The top gainers on the Sensex were ICICI Bank up by 0.95%, Power Grid Corporation up by 0.57%, Bharat Electronics up by 0.55%, Adani Ports & SEZ up by 0.53% and Bajaj Finance up by 0.47%. On the flip side, Bharti Airtel down by 4.16%, NTPC down by 1.35%, HCL Technologies down by 1.33%, Tech Mahindra down by 1.28% and SBI down by 1.14% were the top losers.

Meanwhile, a joint report by Industry body Confederation of Indian Industry (CII) and property consultant Colliers India has said that Housing prices are likely to appreciate 5-10 per cent annually over the next few years on better demand. The report projected that annual sales could jump from 3-4 lakh units currently to 10 lakh units by 2047.

It stated annual sales can potentially double and reach 1 million housing units by 2047, driven by rising income levels, demographic shifts and progressive housing policies. Furthermore, driven by rising incomes, urban migration, and premium housing demand, average property prices are projected to grow at 5-10 per cent annually over the next few years. The report also projected that the Indian real estate market size would surge from $0.3 trillion in 2025 to $5-10 trillion by 2047.

Harleen Kaur, Deputy Secretary, Ministry of Road Transport and Highways said ‘India's infrastructure expansion is reshaping the real estate landscape, unlocking new growth corridors and transforming Tier II & III cities. As we march towards a multi-trillion-dollar economy, the demand for world-class built structures, integrated logistics hubs and resilient mobility solutions, including transit-oriented development (TOD) systems, will become more prominent.’

She noted that the real estate and infrastructure are two vital sectors which will reinforce each other. Stated ‘Expressways and industrial corridors will increasingly enhance connectivity - transforming land usage in catchment areas, accelerating urban development, and creating commercially viable economic hotspots.’

The CNX Nifty is currently trading at 25377.25, down by 132.45 points or 0.52% after trading in a range of 25318.45 and 25447.10. There were 16 stocks advancing against 34 stocks declining on the index.

The top gainers on Nifty were Adani Enterprises up by 1.98%, Shriram Finance up by 0.96%, ICICI Bank up by 0.93%, Adani Ports & SEZ up by 0.71% and Power Grid Corporation up by 0.54%. On the flip side, Bharti Airtel down by 4.20%, SBI down by 1.42%, HCL Technologies down by 1.39%, Wipro down by 1.26% and NTPC down by 1.24% were the top losers.

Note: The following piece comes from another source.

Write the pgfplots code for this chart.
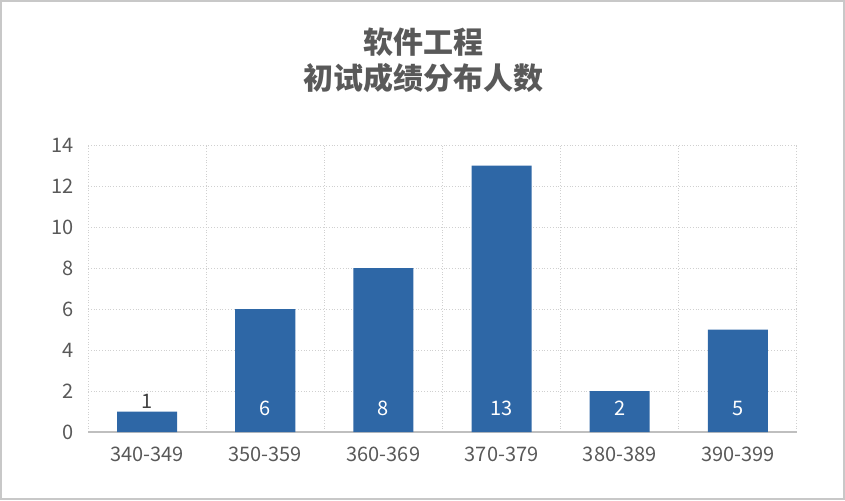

Asian markets are trading mostly in red; Nikkei 225 slipped 861.68 points or 1.69% to 50,022.00, Taiwan Weighted lost 217.93 points or 0.78% to 27,681.52, Shanghai Composite weakened 2.23 points or 0.06% to 4,005.53, KOSPI dropped 99.45 points or 2.47% to 3,927.00, Hang Seng declined 242.9 points or 0.92% to 26,243.00 and Straits Times fell 0.77 points or 0.02% to 4,484.22.

On the flip side, Jakarta Composite gained 23.78 points or 0.28% to 8,360.84.